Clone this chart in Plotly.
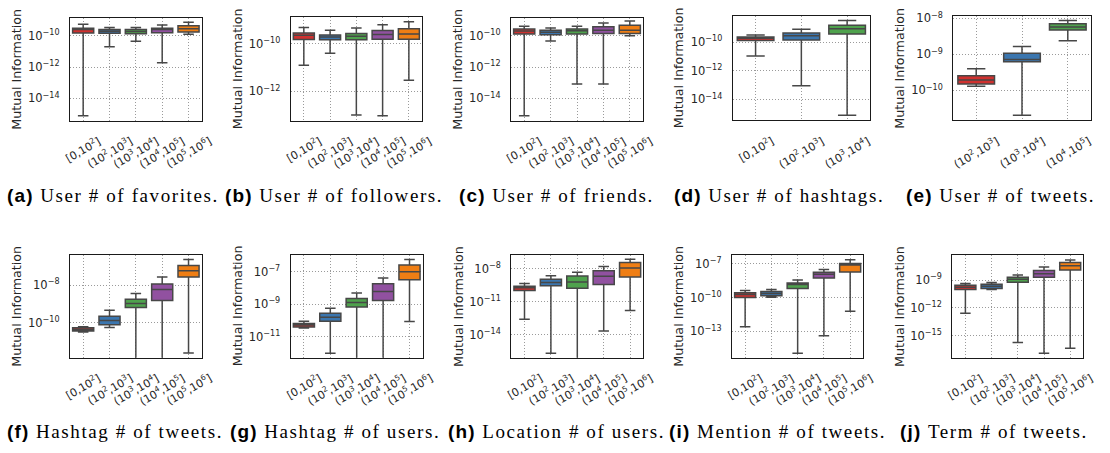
import plotly.graph_objects as go

W, H = 1110, 453

# Bin labels for the x axes (log-scaled count ranges)
BINS = [
    "[0,10<sup>2</sup>]",
    "(10<sup>2</sup>,10<sup>3</sup>]",
    "(10<sup>3</sup>,10<sup>4</sup>]",
    "(10<sup>4</sup>,10<sup>5</sup>]",
    "(10<sup>5</sup>,10<sup>6</sup>]",
]
COLORS = ["#d0312f", "#3b76af", "#4fa24d", "#9151a0", "#ef7e14"]

# Box statistics, stored as log10 of mutual information.
# lo / hi are the whisker ends, q1 / med / q3 the box.

# (a) User # of favorites
fav_lo = [-15.12, -10.70, -10.36, -11.73, -9.90]
fav_q1 = [-9.83, -9.85, -9.87, -9.81, -9.77]
fav_med = [-9.60, -9.71, -9.73, -9.60, -9.56]
fav_q3 = [-9.52, -9.60, -9.60, -9.52, -9.37]
fav_hi = [-9.26, -9.47, -9.47, -9.31, -9.14]

# (b) User # of followers
fol_lo = [-10.90, -10.40, -13.00, -13.03, -11.53]
fol_q1 = [-9.82, -9.83, -9.83, -9.81, -9.81]
fol_med = [-9.64, -9.71, -9.68, -9.61, -9.58]
fol_q3 = [-9.54, -9.63, -9.56, -9.44, -9.36]
fol_hi = [-9.31, -9.43, -9.33, -9.19, -9.07]

# (c) User # of friends
fri_lo = [-15.10, -10.34, -13.07, -13.07, -10.00]
fri_q1 = [-9.89, -9.94, -9.89, -9.85, -9.85]
fri_med = [-9.70, -9.77, -9.68, -9.64, -9.64]
fri_q3 = [-9.56, -9.64, -9.56, -9.43, -9.32]
fri_hi = [-9.39, -9.51, -9.39, -9.18, -9.05]

# (d) User # of hashtags
hsh_lo = [-10.97, -13.05, -15.11]
hsh_q1 = [-9.88, -9.84, -9.42]
hsh_med = [-9.72, -9.54, -9.05]
hsh_q3 = [-9.63, -9.35, -8.80]
hsh_hi = [-9.49, -9.08, -8.47]

# (e) User # of tweets
twt_lo = [-9.88, -10.69, -8.62]
twt_q1 = [-9.82, -9.20, -8.32]
twt_med = [-9.71, -9.14, -8.24]
twt_q3 = [-9.59, -8.97, -8.15]
twt_hi = [-9.40, -8.78, -8.06]

# (f) Hashtag # of tweets
htw_lo = [-10.49, -10.25, -12.50, -12.50, -11.61]
htw_q1 = [-10.44, -10.11, -9.19, -8.81, -7.56]
htw_med = [-10.35, -9.88, -8.97, -8.23, -7.23]
htw_q3 = [-10.26, -9.65, -8.75, -7.93, -6.95]
htw_hi = [-10.21, -9.33, -8.44, -7.56, -6.63]

# (g) Hashtag # of users
hus_lo = [-10.47, -12.02, -13.00, -13.00, -10.07]
hus_q1 = [-10.41, -10.05, -9.17, -8.77, -7.49]
hus_med = [-10.29, -9.80, -8.89, -8.22, -7.00]
hus_q3 = [-10.19, -9.56, -8.65, -7.75, -6.59]
hus_hi = [-10.05, -9.25, -8.32, -7.39, -6.25]

# (h) Location # of users
loc_lo = [-12.59, -15.68, -17.00, -13.67, -11.81]
loc_q1 = [-9.98, -9.56, -9.77, -9.44, -8.75]
loc_med = [-9.74, -9.26, -9.20, -8.69, -7.94]
loc_q3 = [-9.59, -8.96, -8.66, -8.18, -7.43]
loc_hi = [-9.35, -8.63, -8.33, -7.79, -7.13]

# (i) Mention # of tweets
men_lo = [-12.59, -9.96, -14.93, -13.38, -11.21]
men_q1 = [-9.99, -9.84, -9.19, -8.26, -7.73]
men_med = [-9.72, -9.63, -8.84, -7.94, -7.12]
men_q3 = [-9.58, -9.46, -8.70, -7.76, -6.97]
men_hi = [-9.37, -9.28, -8.43, -7.50, -6.65]

# (j) Term # of tweets
trm_lo = [-12.57, -10.00, -15.75, -16.89, -16.36]
trm_q1 = [-10.00, -9.89, -9.21, -8.68, -7.89]
trm_med = [-9.75, -9.64, -8.89, -8.29, -7.43]
trm_q3 = [-9.54, -9.43, -8.68, -7.93, -7.07]
trm_hi = [-9.36, -9.25, -8.43, -7.57, -6.79]

# letter, caption, labels, stats, plot box in px (left, top, right, bottom),
# y range (log10), y tick exponents, caption centre (x, y) in px
panels = [
    ("a", "User # of favorites.", BINS, (fav_lo, fav_q1, fav_med, fav_q3, fav_hi),
     (70, 12.7, 201.7, 117.3), (-15.45, -8.84), [-14, -12, -10], (113, 193)),
    ("b", "User # of followers.", BINS, (fol_lo, fol_q1, fol_med, fol_q3, fol_hi),
     (290.7, 12.3, 422, 117.3), (-13.25, -8.875), [-12, -10], (334, 193)),
    ("c", "User # of friends.", BINS, (fri_lo, fri_q1, fri_med, fri_q3, fri_hi),
     (511, 12.7, 643, 117.3), (-15.44, -8.836), [-14, -12, -10], (556, 193)),
    ("d", "User # of hashtags.", BINS[:3], (hsh_lo, hsh_q1, hsh_med, hsh_q3, hsh_hi),
     (732.7, 10.7, 870, 116.7), (-15.48, -8.127), [-14, -12, -10], (779, 193)),
    ("e", "User # of tweets.", BINS[1:4], (twt_lo, twt_q1, twt_med, twt_q3, twt_hi),
     (953.3, 10.7, 1090.7, 116.7), (-10.831, -7.922), [-10, -9, -8], (1000, 193)),
    ("f", "Hashtag # of tweets.", BINS, (htw_lo, htw_q1, htw_med, htw_q3, htw_hi),
     (70, 252.3, 201.7, 356.7), (-11.86, -6.368), [-10, -8], (115, 431)),
    ("g", "Hashtag # of users.", BINS, (hus_lo, hus_q1, hus_med, hus_q3, hus_hi),
     (290.7, 252.3, 422.7, 356.7), (-12.3, -5.944), [-11, -9, -7], (335, 431)),
    ("h", "Location # of users.", BINS, (loc_lo, loc_q1, loc_med, loc_q3, loc_hi),
     (511.3, 252.3, 643.3, 356.7), (-16.1, -6.71), [-14, -11, -8], (556, 431)),
    ("i", "Mention # of tweets.", BINS, (men_lo, men_q1, men_med, men_q3, men_hi),
     (732, 252.3, 863.3, 356.7), (-15.34, -6.18), [-13, -10, -7], (777, 431)),
    ("j", "Term # of tweets.", BINS, (trm_lo, trm_q1, trm_med, trm_q3, trm_hi),
     (952.3, 252.3, 1083.3, 356.7), (-17.39, -6.21), [-15, -12, -9], (994, 431)),
]

TXT = "#262626"
EDGE = "#474747"
GRID = "#9a9a9a"
SANS = "DejaVu Sans"

fig = go.Figure()
annotations = []
layout = {}

for k, (letter, caption, labels, stats, box, yr, yexp, cap) in enumerate(panels, start=1):
    lo, q1, med, q3, hi = stats
    left, top, right, bottom = box
    xname = "x" if k == 1 else f"x{k}"
    yname = "y" if k == 1 else f"y{k}"
    n = len(labels)

    for i in range(n):
        fig.add_trace(go.Box(
            x=[i],
            lowerfence=[10 ** lo[i]], q1=[10 ** q1[i]], median=[10 ** med[i]],
            q3=[10 ** q3[i]], upperfence=[10 ** hi[i]],
            xaxis=xname, yaxis=yname,
            fillcolor=COLORS[i], line=dict(color=EDGE, width=1.5),
            width=0.8, whiskerwidth=0.5, boxpoints=False,
            showlegend=False, hoverinfo="skip",
        ))

    ax_common = dict(
        showline=True, mirror=True, linecolor="#1a1a1a", linewidth=1.3,
        showgrid=True, gridcolor=GRID, griddash="1px,2px", gridwidth=1,
        zeroline=False,
    )
    layout["xaxis" if k == 1 else f"xaxis{k}"] = dict(
        ax_common, anchor=yname,
        domain=[left / W, right / W],
        range=[-0.5, n - 0.5], tickvals=list(range(n)),
        showticklabels=False, ticks="",
    )
    layout["yaxis" if k == 1 else f"yaxis{k}"] = dict(
        ax_common, anchor=xname, type="log",
        domain=[1 - bottom / H, 1 - top / H],
        range=list(yr),
        tickvals=[10.0 ** e for e in yexp],
        ticktext=[f"10<sup>\u2212{-e}</sup>" for e in yexp],
        ticks="outside", ticklen=7, tickcolor="rgba(0,0,0,0)",
        tickfont=dict(family=SANS, size=11.5, color=TXT),
    )

    # rotated bin labels under each box
    for i, lab in enumerate(labels):
        annotations.append(dict(
            x=i, xref=xname, y=1 - (bottom + 10) / H, yref="paper",
            text=lab, showarrow=False, textangle=-30,
            xanchor="center", yanchor="top",
            font=dict(family=SANS, size=11, color=TXT),
        ))

    # y axis title
    annotations.append(dict(
        x=(left - 53.5) / W, xref="paper", y=1 - (top + bottom) / 2 / H, yref="paper",
        text="Mutual Information", showarrow=False, textangle=-90,
        xanchor="center", yanchor="middle",
        font=dict(family=SANS, size=12.7, color=TXT),
    ))

    # sub-figure caption
    annotations.append(dict(
        x=cap[0] / W, xref="paper", y=1 - cap[1] / H, yref="paper",
        text=(f"<span style='font-family:Liberation Sans;letter-spacing:1.2px'>"
              f"<b>({letter})</b></span>"
              f"<span style='letter-spacing:1.6px'>\u00a0{caption}</span>"),
        showarrow=False, xanchor="center", yanchor="middle",
        font=dict(family="Liberation Serif", size=19, color="#000000"),
    ))

fig.update_layout(
    **layout,
    annotations=annotations,
    width=W, height=H,
    margin=dict(l=0, r=0, t=0, b=0),
    paper_bgcolor="white", plot_bgcolor="white",
    boxmode="overlay",
)

fig.write_html("out.html")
_____
* _Challenge_: Write out each line of the listing above, exactly, from its first line to the line holding "W, H = 1110, 453", inclusive. Skip the pictures.

* _Task output_:
Clone this chart in Plotly.
import plotly.graph_objects as go

W, H = 1110, 453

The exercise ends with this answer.